Murray Chass Is A Bitter Man

There are times when I read an article where I curse the fact that FireJoeMorgan.com is no longer maintained. As I read each word of the aforementioned article, all I think is "if only this article got the FJM treatment, it would be both hilarious and infuriating instead of only the latter." I'd like to believe I have half of the talent those guys do, though that almost certainly is an inflated sense of self.

As I perused "A Name of Shame and the Hall of Fame" this morning, that thought process returned. Damn, if only Ken Tremendous and company were around for this. For brevity, I've excluded some sections of the post that would be filler otherwise and indicated so with an ellipses.

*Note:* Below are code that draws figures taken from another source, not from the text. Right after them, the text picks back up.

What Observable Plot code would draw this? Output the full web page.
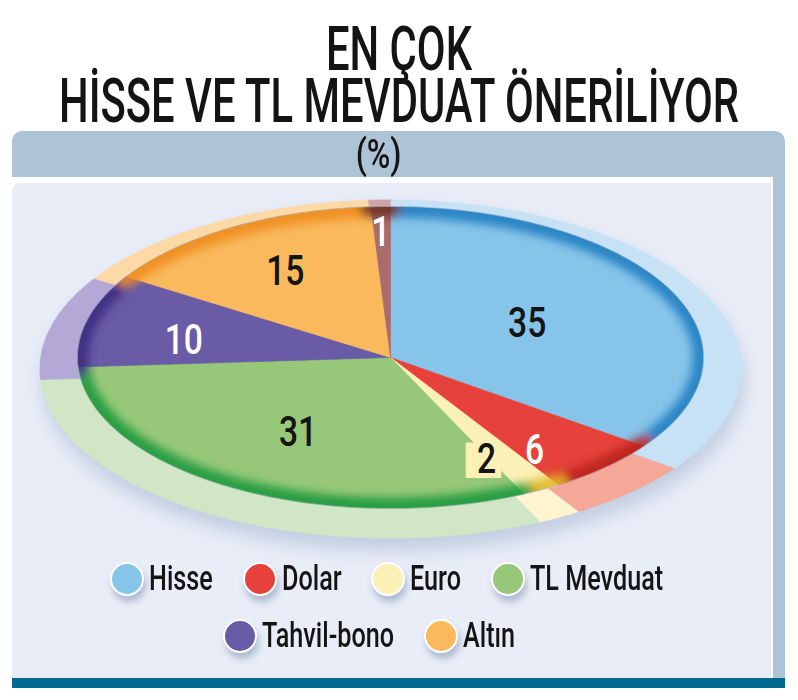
<!DOCTYPE html>
<html>
<head>
<meta charset="utf-8">
<script src="https://cdn.jsdelivr.net/npm/d3@7"></script>
<script src="https://cdn.jsdelivr.net/npm/@observablehq/plot@0.6"></script>
<style>
  html, body { margin: 0; padding: 0; background: #fff; }
  body { width: 798px; height: 700px; position: relative; overflow: hidden; font-family: Roboto, "Noto Sans", sans-serif; color: #141414; }
  .abs { position: absolute; }
  .tline { left: 0; width: 798px; height: 50px; font-size: 62px; font-weight: 500; line-height: 50px; white-space: nowrap; }
  .tline span { position: absolute; left: 399px; top: 0; display: inline-block; line-height: 50px; transform-origin: 50% 50%; white-space: nowrap; }
  #hdr { left: 12px; top: 131px; width: 773px; height: 46px; background: #adc3d6; border-radius: 10px 10px 0 0; }
  #pct { left: 0; top: 3px; width: 733px; height: 42px; text-align: center; font-size: 40px; font-weight: 500; line-height: 42px; }
  #pct span { display: inline-block; transform-origin: 50% 50%; }
  #strip { left: 773px; top: 177px; width: 12px; height: 501px; background: #adc3d6; }
  #panel { left: 12px; top: 183px; width: 759px; height: 495px; background: #e8edf7; border-top-left-radius: 8px; overflow: hidden; }
  #chart { position: absolute; left: 0; top: 0; }
  #bottom { left: 12px; top: 678px; width: 773px; height: 10px; background: #00698f; }
  .lrow { position: absolute; left: 0; width: 759px; height: 40px; display: flex; justify-content: center; align-items: center; box-sizing: border-box; }
  .item { display: flex; align-items: center; margin: 0 15px; }
  .dot { width: 30px; height: 30px; border-radius: 50%; border: 2px solid #fff; box-shadow: 2px 6px 6px rgba(95,115,155,0.40); margin-right: 5px; flex: none; }
  .ltxt { font-size: 35px; font-weight: 500; white-space: nowrap; display: inline-block; transform-origin: 0 50%; line-height: 40px; }
</style>
</head>
<body>
<div class="abs tline" id="t1" style="top:24px"><span>EN ÇOK</span></div>
<div class="abs tline" id="t2" style="top:76px"><span>HİSSE VE TL MEVDUAT ÖNERİLİYOR</span></div>
<div class="abs" id="hdr"><div class="abs" id="pct"><span>(%)</span></div></div>
<div class="abs" id="strip"></div>
<div class="abs" id="panel">
  <div id="chart"></div>
  <div class="lrow" id="row1" style="top:376px; padding-right:10px;"></div>
  <div class="lrow" id="row2" style="top:433px; padding-right:44px;"></div>
</div>
<div class="abs" id="bottom"></div>
<script>
// ---------------- data ----------------
const categories = ["Hisse", "Dolar", "Euro", "TL Mevduat", "Tahvil-bono", "Altın", "Diğer"];
const values = [35, 6, 2, 31, 10, 15, 1];
const legendCategories = ["Hisse", "Dolar", "Euro", "TL Mevduat", "Tahvil-bono", "Altın"];

// ---------------- style ----------------
const mainColors = ["#87c4ea", "#e6423b", "#fbf0b5", "#97c879", "#6a5ba6", "#f9b95c", "#a96c6d"];
const haloColors = ["#c8e2f5", "#f5a898", "#fef4d0", "#d0e6c5", "#b3a8d6", "#fdd9a6", "#cfa5aa"];
const rimColors  = ["#1a7cbf", "#b8241f", "#e2b423", "#19973a", "#3a2a7e", "#ee8a1c", "#6e2e20"];
const labelInk   = ["dark", "light", "dark", "dark", "light", "dark", "light"];
const labelRadius = [0.49, 0.77, 0.74, 0.58, 0.67, 0.66, 0.83];
const labelShift  = [0, 0.018, 0.012, 0, -0.013, 0, -0.001];
const haloScale = 1.12, haloDy = 11.5;
const condenseSvg = 0.8;

// ---------------- geometry from data ----------------
const total = d3.sum(values);
let acc = 0;
const slices = categories.map((cat, i) => {
  const start = acc / total; acc += values[i];
  return {cat, i, value: values[i], start, end: acc / total};
});
const TAU = 2 * Math.PI;
function arcPts(sl, k, apex, key) {
  const pts = [];
  const n = Math.max(3, Math.ceil((sl.end - sl.start) * 360));
  if (apex) pts.push({key, x: 0, y: 0});
  for (let j = 0; j <= n; j++) {
    const a = (sl.start + (sl.end - sl.start) * j / n) * TAU;
    pts.push({key, x: k * Math.sin(a), y: k * Math.cos(a)});
  }
  if (apex) pts.push({key, x: 0, y: 0});
  return pts;
}
const mainPts = slices.flatMap(s => arcPts(s, 1, true, "main:" + s.cat));
const haloPts = slices.flatMap(s => arcPts(s, haloScale, true, "halo:" + s.cat));
const rimPts  = slices.flatMap(s => arcPts(s, 1, false, "rim:" + s.cat));
const labels = slices.map(s => {
  const a = ((s.start + s.end) / 2 + labelShift[s.i]) * TAU;
  const r = labelRadius[s.i];
  return {...s, x: r * Math.sin(a), y: r * Math.cos(a), ink: labelInk[s.i], text: String(s.value)};
});
const colorDomain = [...categories.map(c => "main:" + c), ...categories.map(c => "halo:" + c), ...categories.map(c => "rim:" + c)];
const colorRange = [...mainColors, ...haloColors, ...rimColors];

const W = 759, H = 372;
const textOpts = {x: "x", y: "y", text: "text", fontSize: 42, fontWeight: 500, fontFamily: "Roboto, 'Noto Sans', sans-serif"};
const plot = Plot.plot({
  width: W, height: H,
  marginLeft: 65, marginRight: 68, marginTop: 23, marginBottom: 47,
  x: {domain: [-1, 1], axis: null},
  y: {domain: [-1, 1], axis: null},
  color: {type: "ordinal", domain: colorDomain, range: colorRange},
  style: {background: "transparent", overflow: "visible"},
  marks: [
    /*0*/ Plot.line(haloPts, {x: "x", y: "y", z: "key", fill: "#b9c6dd", stroke: "#b9c6dd", dy: haloDy + 12, dx: 3}),
    /*1*/ Plot.line(haloPts, {x: "x", y: "y", z: "key", fill: "key", stroke: "key", strokeWidth: 0.6, dy: haloDy}),
    /*2*/ Plot.line(mainPts, {x: "x", y: "y", z: "key", fill: "key", stroke: "key", strokeWidth: 0.6}),
    /*3*/ Plot.line(rimPts, {x: "x", y: "y", z: "key", stroke: "key", fill: "none", strokeWidth: 22}),
    /*4*/ Plot.line(rimPts, {x: "x", y: "y", z: "key", stroke: "#9fb2c9", fill: "none", strokeWidth: 1, strokeOpacity: 0.6}),
    /*5*/ Plot.dot(labels.filter(d => d.cat === "Euro"), {x: "x", y: "y", symbol: "square", r: 20, fill: "#fbf0b5", stroke: "none", dx: -3, dy: 1}),
    /*6*/ Plot.text(labels.filter(d => d.ink === "dark"), {...textOpts, fill: "#141414"}),
    /*7*/ Plot.text(labels.filter(d => d.ink === "light"), {...textOpts, fill: "#ffffff"})
  ]
});
document.getElementById("chart").appendChild(plot);

// ---------------- decoration post-processing ----------------
try {
  const groups = Array.from(plot.children).filter(n => n.tagName.toLowerCase() === "g");
  const [gShadow, gHalo, gSlices, gRim, gEdge] = groups;
  const svg = d3.select(plot);
  const defs = svg.insert("defs", ":first-child");
  defs.append("filter").attr("id", "blurShadow").attr("x", "-20%").attr("y", "-20%").attr("width", "140%").attr("height", "140%")
    .append("feGaussianBlur").attr("stdDeviation", 9);
  defs.append("filter").attr("id", "blurRim").attr("x", "-10%").attr("y", "-10%").attr("width", "120%").attr("height", "120%")
    .append("feGaussianBlur").attr("stdDeviation", 4);
  const clip = defs.append("clipPath").attr("id", "pieClip");
  d3.select(gSlices).selectAll("path").each(function () {
    clip.append("path").attr("d", this.getAttribute("d"));
  });
  d3.select(gShadow).attr("filter", "url(#blurShadow)").attr("opacity", 0.8);
  const wrap = document.createElementNS("http://www.w3.org/2000/svg", "g");
  plot.insertBefore(wrap, gRim);
  wrap.appendChild(gRim);
  const rt = gRim.getAttribute("transform");
  if (rt) { wrap.setAttribute("transform", rt); gRim.removeAttribute("transform"); }
  wrap.setAttribute("clip-path", "url(#pieClip)");
  gRim.setAttribute("filter", "url(#blurRim)");
  gRim.setAttribute("opacity", "0.85");

  groups.slice(6).forEach(g => {
    g.querySelectorAll("text").forEach(function (el) {
      const t = el.getAttribute("transform");
      if (t) el.setAttribute("transform", t + ` scale(${condenseSvg},1)`);
      else {
        const x = el.getAttribute("x") || 0, y = el.getAttribute("y") || 0;
        el.removeAttribute("x"); el.removeAttribute("y");
        el.setAttribute("transform", `translate(${x},${y}) scale(${condenseSvg},1)`);
      }
    });
  });
} catch (e) { console.error(e); }

// ---------------- legend ----------------
function condense(el, s) {
  const w = el.getBoundingClientRect().width;
  el.style.width = (w * s) + "px";
  el.style.transform = `scaleX(${s})`;
}
const rows = [document.getElementById("row1"), document.getElementById("row2")];
legendCategories.forEach((c, k) => {
  const item = document.createElement("div");
  item.className = "item";
  const dot = document.createElement("div");
  dot.className = "dot";
  dot.style.background = mainColors[categories.indexOf(c)];
  const txt = document.createElement("span");
  txt.className = "ltxt";
  txt.textContent = c;
  item.appendChild(dot); item.appendChild(txt);
  rows[k < 4 ? 0 : 1].appendChild(item);
  condense(txt, 0.72);
});

// ---------------- title condensing ----------------
const t2 = document.querySelector("#t2 span");
const sTitle = 680 / t2.getBoundingClientRect().width;
document.querySelectorAll(".tline span").forEach(s => s.style.transform = `translateX(-50%) scaleX(${sTitle})`);
document.querySelector("#pct span").style.transform = "scaleX(0.8)";
</script>
</body>
</html>
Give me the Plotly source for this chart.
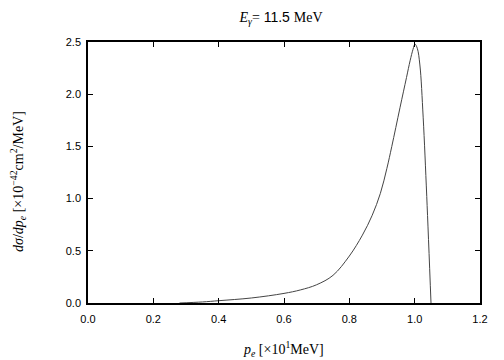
import plotly.graph_objects as go

p_e = [0.28, 0.35, 0.40, 0.50, 0.60, 0.65, 0.70, 0.75, 0.80, 0.84, 0.87, 0.895,
       0.915, 0.93, 0.955, 0.975, 0.986, 0.995, 1.001, 1.008, 1.016, 1.026, 1.037, 1.050]
dsigma = [0.0, 0.01, 0.022, 0.048, 0.092, 0.125, 0.175, 0.265, 0.45, 0.65, 0.84, 1.05,
          1.29, 1.50, 1.87, 2.16, 2.32, 2.43, 2.48, 2.44, 2.28, 1.78, 1.02, 0.0]

x_ticks = [0.0, 0.2, 0.4, 0.6, 0.8, 1.0, 1.2]
y_ticks = [0.0, 0.5, 1.0, 1.5, 2.0, 2.5]

title_text = "<i>E</i><sub><i>γ</i></sub>=<span style='font-family:Liberation Sans'> 11.5 </span>MeV"
x_title = "<i>p<sub>e</sub></i> [×10<sup>1</sup>MeV]"
y_title = "<i>dσ</i>/<i>dp<sub>e</sub></i> [×10<sup>−42</sup>cm<sup>2</sup>/MeV]"

fig = go.Figure()
fig.add_trace(go.Scatter(x=p_e, y=dsigma, mode="lines",
                         line=dict(color="#444444", width=1, shape="spline", smoothing=1.0),
                         showlegend=False, hoverinfo="skip"))

serif = "Liberation Serif"
sans = "Liberation Sans"
axis_common = dict(showline=True, linecolor="black", linewidth=1.5, mirror="ticks",
                   ticks="inside", ticklen=5, tickcolor="black", tickwidth=1,
                   showgrid=False, zeroline=False, automargin=False,
                   tickfont=dict(family=sans, size=11, color="black"))

# page body has an 8px default margin, so the figure is 8px smaller than the window
W, H = 496, 352
L, R, T, B = 80, 24, 34, 57
pw, ph = W - L - R, H - T - B

def px_to_paper_x(sx):
    return (sx - 8 - L) / pw

def px_to_paper_y(sy):
    return (H - B - (sy - 8)) / ph

fig.update_layout(
    width=W, height=H,
    margin=dict(l=L, r=R, t=T, b=B),
    paper_bgcolor="white", plot_bgcolor="white",
    title=dict(text=title_text, x=(281 - 8) / W, xanchor="center",
               y=1 - 9/H, yanchor="middle", font=dict(family=serif, size=14, color="black")),
    xaxis=dict(range=[0, 1.2], tickvals=x_ticks, ticktext=[f"{v:.1f}" for v in x_ticks],
               ticklabelstandoff=5, **axis_common),
    yaxis=dict(range=[0, 2.5], tickvals=y_ticks, ticktext=[f"{v:.1f}" for v in y_ticks],
               ticklabelstandoff=3, **axis_common),
    annotations=[
        dict(text=x_title, xref="paper", yref="paper",
             x=px_to_paper_x(283), y=px_to_paper_y(349), xanchor="center", yanchor="middle",
             showarrow=False, font=dict(family=serif, size=14, color="black")),
        dict(text=y_title, xref="paper", yref="paper", textangle=-90,
             x=px_to_paper_x(18), y=px_to_paper_y(182), xanchor="center", yanchor="middle",
             showarrow=False, font=dict(family=serif, size=14, color="black")),
    ],
)

fig.write_html("out.html")
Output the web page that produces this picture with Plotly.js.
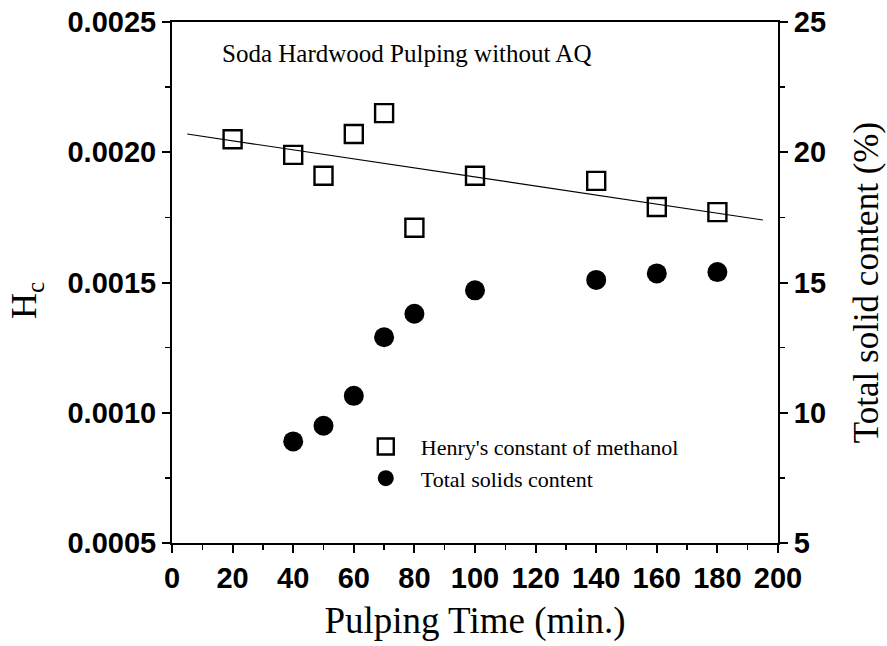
<!DOCTYPE html>
<html>
<head>
<meta charset="utf-8">
<script src="https://cdn.plot.ly/plotly-3.0.1.min.js"></script>
<style>html,body{margin:0;padding:0;background:#fff;}#chart{width:887px;height:646px;}</style>
</head>
<body>
<div id="chart"></div>
<script>
// Henry's constant (left axis)
var timeHc = [20, 40, 50, 60, 70, 80, 100, 140, 160, 180];
var henryHc = [0.00205, 0.00199, 0.00191, 0.00207, 0.00215, 0.00171, 0.00191, 0.00189, 0.00179, 0.00177];
// Total solids content (right axis, %)
var timeTs = [40, 50, 60, 70, 80, 100, 140, 160, 180];
var solids = [8.9, 9.5, 10.65, 12.9, 13.8, 14.7, 15.1, 15.35, 15.4];
// Linear trend of Hc
var fitX = [5, 195];
var fitY = [0.00207, 0.00174];

var serif = 'Times New Roman, Liberation Serif, serif';
var sans = 'Arial, Liberation Sans, sans-serif';

var traces = [
  {x: fitX, y: fitY, mode: 'lines', line: {color: '#000', width: 1.2}, showlegend: false, hoverinfo: 'skip'},
  {x: timeHc, y: henryHc, mode: 'markers', name: "Henry's constant of methanol",
   marker: {symbol: 'square-open', size: 18, color: '#000', line: {width: 2.4, color: '#000'}}},
  {x: timeTs, y: solids, mode: 'markers', name: 'Total solids content', yaxis: 'y2',
   marker: {symbol: 'circle', size: 20, color: '#000'}}
];

var layout = {
  width: 887, height: 646,
  margin: {l: 172, r: 109, t: 22, b: 103},
  paper_bgcolor: '#fff', plot_bgcolor: '#fff',
  showlegend: true,
  legend: {x: 0.295, y: 0.225, xanchor: 'left', yanchor: 'top', bgcolor: 'rgba(0,0,0,0)',
           font: {family: serif, size: 22, color: '#000'}, tracegroupgap: 0, itemsizing: 'trace', itemwidth: 60},
  xaxis: {
    range: [0, 200], dtick: 20, tick0: 0,
    showline: true, linecolor: '#000', linewidth: 2, mirror: true,
    ticks: 'outside', ticklen: 8, tickwidth: 2, tickcolor: '#000',
    minor: {dtick: 10, ticks: 'outside', ticklen: 5, tickwidth: 1.5, tickcolor: '#000'},
    showgrid: false, zeroline: false,
    tickfont: {family: sans, size: 29, color: '#000', weight: 'bold'},
    title: {text: 'Pulping Time (min.)', font: {family: serif, size: 37, color: '#000'}, standoff: 14}
  },
  yaxis: {
    range: [0.0005, 0.0025], dtick: 0.0005, tick0: 0.0005, tickformat: '.4f',
    showline: true, linecolor: '#000', linewidth: 2,
    ticks: 'outside', ticklen: 8, tickwidth: 2, tickcolor: '#000',
    minor: {dtick: 0.00025, ticks: 'outside', ticklen: 5, tickwidth: 1.5, tickcolor: '#000'},
    showgrid: false, zeroline: false,
    tickfont: {family: sans, size: 29, color: '#000', weight: 'bold'}
  },
  yaxis2: {
    range: [5, 25], dtick: 5, tick0: 5, overlaying: 'y', side: 'right',
    showline: true, linecolor: '#000', linewidth: 2,
    ticks: 'outside', ticklen: 8, tickwidth: 2, tickcolor: '#000',
    minor: {dtick: 2.5, ticks: 'outside', ticklen: 5, tickwidth: 1.5, tickcolor: '#000'},
    showgrid: false, zeroline: false,
    tickfont: {family: sans, size: 29, color: '#000', weight: 'bold'},
    title: {text: 'Total solid content (%)', font: {family: serif, size: 35, color: '#000'}, standoff: 28}
  },
  annotations: [
    {text: 'Soda Hardwood Pulping without AQ', xref: 'paper', yref: 'paper', x: 0.08, y: 0.94,
     xanchor: 'left', yanchor: 'middle', showarrow: false, font: {family: serif, size: 25, color: '#000'}},
    {text: 'H<sub>c</sub>', xref: 'paper', yref: 'paper', x: 0, xshift: -145, y: 0.4645,
     xanchor: 'center', yanchor: 'middle', textangle: -90, showarrow: false,
     font: {family: serif, size: 36, color: '#000'}}
  ]
};

Plotly.newPlot('chart', traces, layout, {displayModeBar: false, staticPlot: true});
</script>
</body>
</html>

Is anyone here familiar with the name Dan Szymborski? Does anybody know Dan Szymborski? Has anyone ever spoken to or communicated in any way with Dan Szymborski? Does anyone know why Dan Szymborski hates me?

I doubt he hates you. He probably just thinks you're a bitter old hack that is an example of how some baseball writers are desperately trying to drag down the level of intellect and open-mindedness in the field while attacking anything that challenges previously accepted thought as heresy. I mean, hate is a pretty strong word.

I never heard the name Dan Szymborski until very recently. I had no idea who Dan Szymborski was. In truth, I didn’t know if his name was Dan Szymborski or Dan Szymbobski. But my grandson enlightened me.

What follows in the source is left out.